## Task statement
Copy every line of the data that includes the string "matplotlib".

%%

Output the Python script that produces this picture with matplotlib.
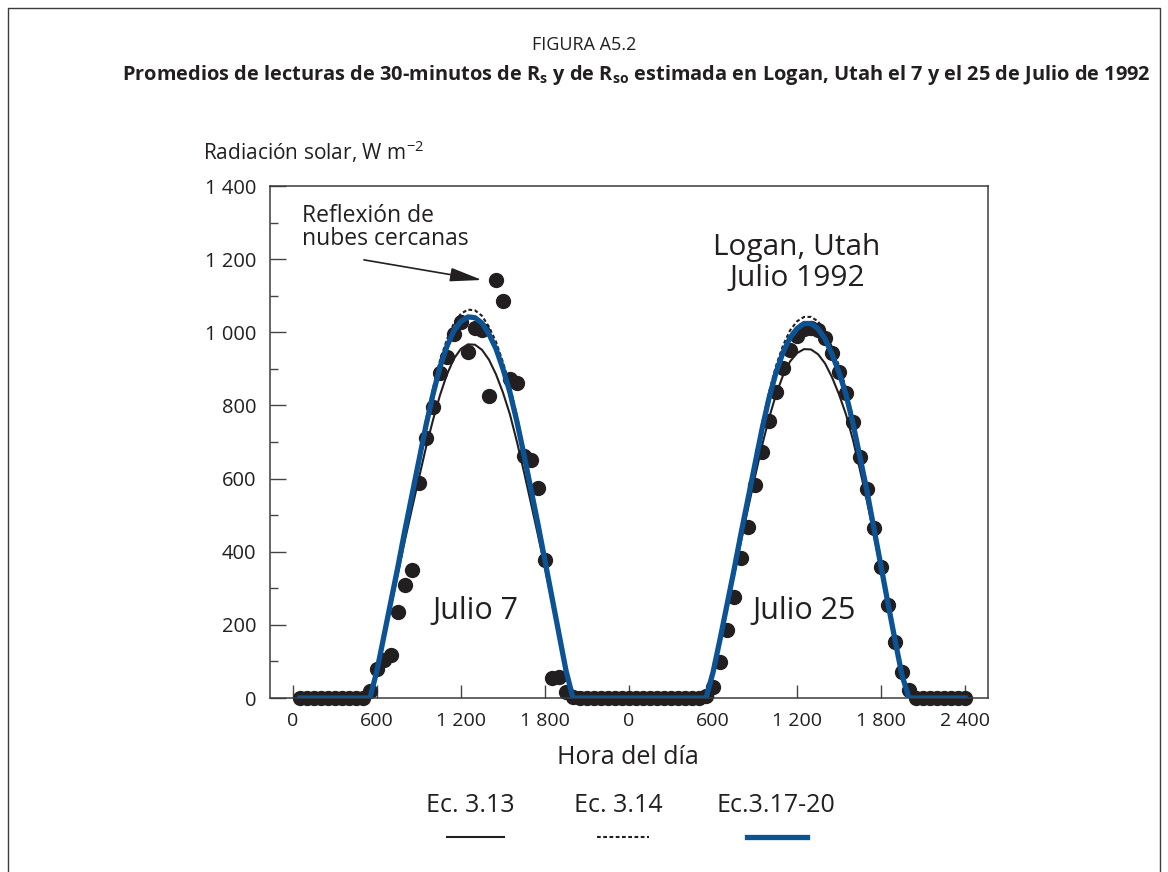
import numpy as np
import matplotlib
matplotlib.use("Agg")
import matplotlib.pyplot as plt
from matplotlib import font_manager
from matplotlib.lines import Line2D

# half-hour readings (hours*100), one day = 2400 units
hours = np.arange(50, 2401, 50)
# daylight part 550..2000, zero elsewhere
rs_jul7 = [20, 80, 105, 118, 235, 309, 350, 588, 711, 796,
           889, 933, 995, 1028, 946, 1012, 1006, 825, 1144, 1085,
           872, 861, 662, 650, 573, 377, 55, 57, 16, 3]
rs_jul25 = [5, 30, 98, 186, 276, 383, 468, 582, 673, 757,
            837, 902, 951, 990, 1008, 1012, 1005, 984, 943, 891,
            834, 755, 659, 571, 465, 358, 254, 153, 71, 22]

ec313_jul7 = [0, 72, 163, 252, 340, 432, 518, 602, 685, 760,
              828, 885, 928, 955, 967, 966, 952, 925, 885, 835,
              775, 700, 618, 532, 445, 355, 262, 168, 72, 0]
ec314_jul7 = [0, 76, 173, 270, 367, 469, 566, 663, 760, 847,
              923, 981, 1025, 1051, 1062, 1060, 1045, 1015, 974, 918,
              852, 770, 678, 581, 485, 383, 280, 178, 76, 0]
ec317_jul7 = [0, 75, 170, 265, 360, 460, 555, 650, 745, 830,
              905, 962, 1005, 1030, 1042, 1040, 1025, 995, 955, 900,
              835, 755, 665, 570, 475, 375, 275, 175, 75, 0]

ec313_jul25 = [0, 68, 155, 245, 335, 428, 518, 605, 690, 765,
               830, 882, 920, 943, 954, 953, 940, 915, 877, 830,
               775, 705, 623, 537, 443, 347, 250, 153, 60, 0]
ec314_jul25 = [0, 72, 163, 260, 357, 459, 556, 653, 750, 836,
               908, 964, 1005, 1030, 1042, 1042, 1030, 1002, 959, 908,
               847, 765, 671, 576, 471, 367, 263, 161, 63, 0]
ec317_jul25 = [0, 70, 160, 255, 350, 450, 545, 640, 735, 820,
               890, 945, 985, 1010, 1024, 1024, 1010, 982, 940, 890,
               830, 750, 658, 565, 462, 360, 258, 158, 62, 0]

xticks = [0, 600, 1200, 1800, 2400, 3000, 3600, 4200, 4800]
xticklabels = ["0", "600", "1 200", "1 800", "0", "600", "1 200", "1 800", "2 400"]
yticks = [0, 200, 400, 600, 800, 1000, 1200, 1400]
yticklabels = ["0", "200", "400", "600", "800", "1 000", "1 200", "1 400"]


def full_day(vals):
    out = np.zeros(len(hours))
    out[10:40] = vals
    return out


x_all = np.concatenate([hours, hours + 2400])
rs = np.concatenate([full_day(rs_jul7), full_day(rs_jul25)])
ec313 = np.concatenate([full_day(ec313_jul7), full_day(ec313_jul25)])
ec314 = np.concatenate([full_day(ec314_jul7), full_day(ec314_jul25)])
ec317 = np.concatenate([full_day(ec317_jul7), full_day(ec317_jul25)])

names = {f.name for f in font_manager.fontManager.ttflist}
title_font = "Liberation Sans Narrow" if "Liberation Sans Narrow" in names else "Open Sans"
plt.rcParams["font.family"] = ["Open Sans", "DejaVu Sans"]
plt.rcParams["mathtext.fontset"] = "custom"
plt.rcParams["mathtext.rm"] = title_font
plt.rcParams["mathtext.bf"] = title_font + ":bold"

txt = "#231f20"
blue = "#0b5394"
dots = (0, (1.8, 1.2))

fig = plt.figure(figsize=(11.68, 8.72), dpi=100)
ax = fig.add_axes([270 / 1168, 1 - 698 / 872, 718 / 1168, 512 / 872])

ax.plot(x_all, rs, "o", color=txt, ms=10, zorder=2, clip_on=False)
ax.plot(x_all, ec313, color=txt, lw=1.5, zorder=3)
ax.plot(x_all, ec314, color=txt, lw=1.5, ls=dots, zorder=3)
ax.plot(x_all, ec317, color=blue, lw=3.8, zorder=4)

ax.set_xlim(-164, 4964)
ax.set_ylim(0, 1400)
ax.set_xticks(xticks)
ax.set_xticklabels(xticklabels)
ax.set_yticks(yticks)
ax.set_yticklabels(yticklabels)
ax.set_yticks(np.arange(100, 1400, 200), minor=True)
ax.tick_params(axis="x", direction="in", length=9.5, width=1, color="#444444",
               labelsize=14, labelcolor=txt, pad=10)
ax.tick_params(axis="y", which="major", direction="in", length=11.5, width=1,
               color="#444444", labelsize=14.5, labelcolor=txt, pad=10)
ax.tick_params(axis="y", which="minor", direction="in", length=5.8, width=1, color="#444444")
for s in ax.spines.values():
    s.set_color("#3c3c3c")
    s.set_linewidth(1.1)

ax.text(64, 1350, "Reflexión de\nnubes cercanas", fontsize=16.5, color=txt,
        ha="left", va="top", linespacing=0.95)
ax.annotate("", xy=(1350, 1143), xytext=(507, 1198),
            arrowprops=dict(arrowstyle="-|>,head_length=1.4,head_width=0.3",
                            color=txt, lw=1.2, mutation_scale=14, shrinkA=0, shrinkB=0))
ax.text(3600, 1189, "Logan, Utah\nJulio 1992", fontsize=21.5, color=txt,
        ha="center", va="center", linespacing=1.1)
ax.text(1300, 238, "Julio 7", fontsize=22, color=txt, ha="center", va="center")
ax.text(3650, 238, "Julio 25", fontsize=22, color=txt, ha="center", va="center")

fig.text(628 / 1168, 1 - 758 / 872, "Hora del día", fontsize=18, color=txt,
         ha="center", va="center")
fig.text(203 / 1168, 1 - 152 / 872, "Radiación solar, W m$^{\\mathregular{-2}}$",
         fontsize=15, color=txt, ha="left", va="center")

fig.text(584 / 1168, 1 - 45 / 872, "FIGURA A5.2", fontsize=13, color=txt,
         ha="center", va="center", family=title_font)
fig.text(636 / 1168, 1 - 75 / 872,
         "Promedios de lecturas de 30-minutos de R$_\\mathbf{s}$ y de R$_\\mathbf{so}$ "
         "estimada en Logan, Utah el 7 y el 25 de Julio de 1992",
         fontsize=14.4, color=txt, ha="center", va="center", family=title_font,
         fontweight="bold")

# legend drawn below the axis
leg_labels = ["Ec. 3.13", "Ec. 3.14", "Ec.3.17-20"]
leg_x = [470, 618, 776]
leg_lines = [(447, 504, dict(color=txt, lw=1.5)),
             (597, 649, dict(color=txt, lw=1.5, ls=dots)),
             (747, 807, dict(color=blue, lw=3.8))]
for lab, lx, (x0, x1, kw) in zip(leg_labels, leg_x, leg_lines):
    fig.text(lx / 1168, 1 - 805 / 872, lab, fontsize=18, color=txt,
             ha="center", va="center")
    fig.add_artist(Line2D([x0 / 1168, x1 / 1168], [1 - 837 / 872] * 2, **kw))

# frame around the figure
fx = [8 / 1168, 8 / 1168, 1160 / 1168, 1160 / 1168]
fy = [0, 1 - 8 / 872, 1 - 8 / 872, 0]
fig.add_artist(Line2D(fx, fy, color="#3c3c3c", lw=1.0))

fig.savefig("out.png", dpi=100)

%%

## Task output
Output the Python script that produces this picture with matplotlib.
import matplotlib
matplotlib.use("Agg")
import matplotlib.pyplot as plt
from matplotlib import font_manager
from matplotlib.lines import Line2D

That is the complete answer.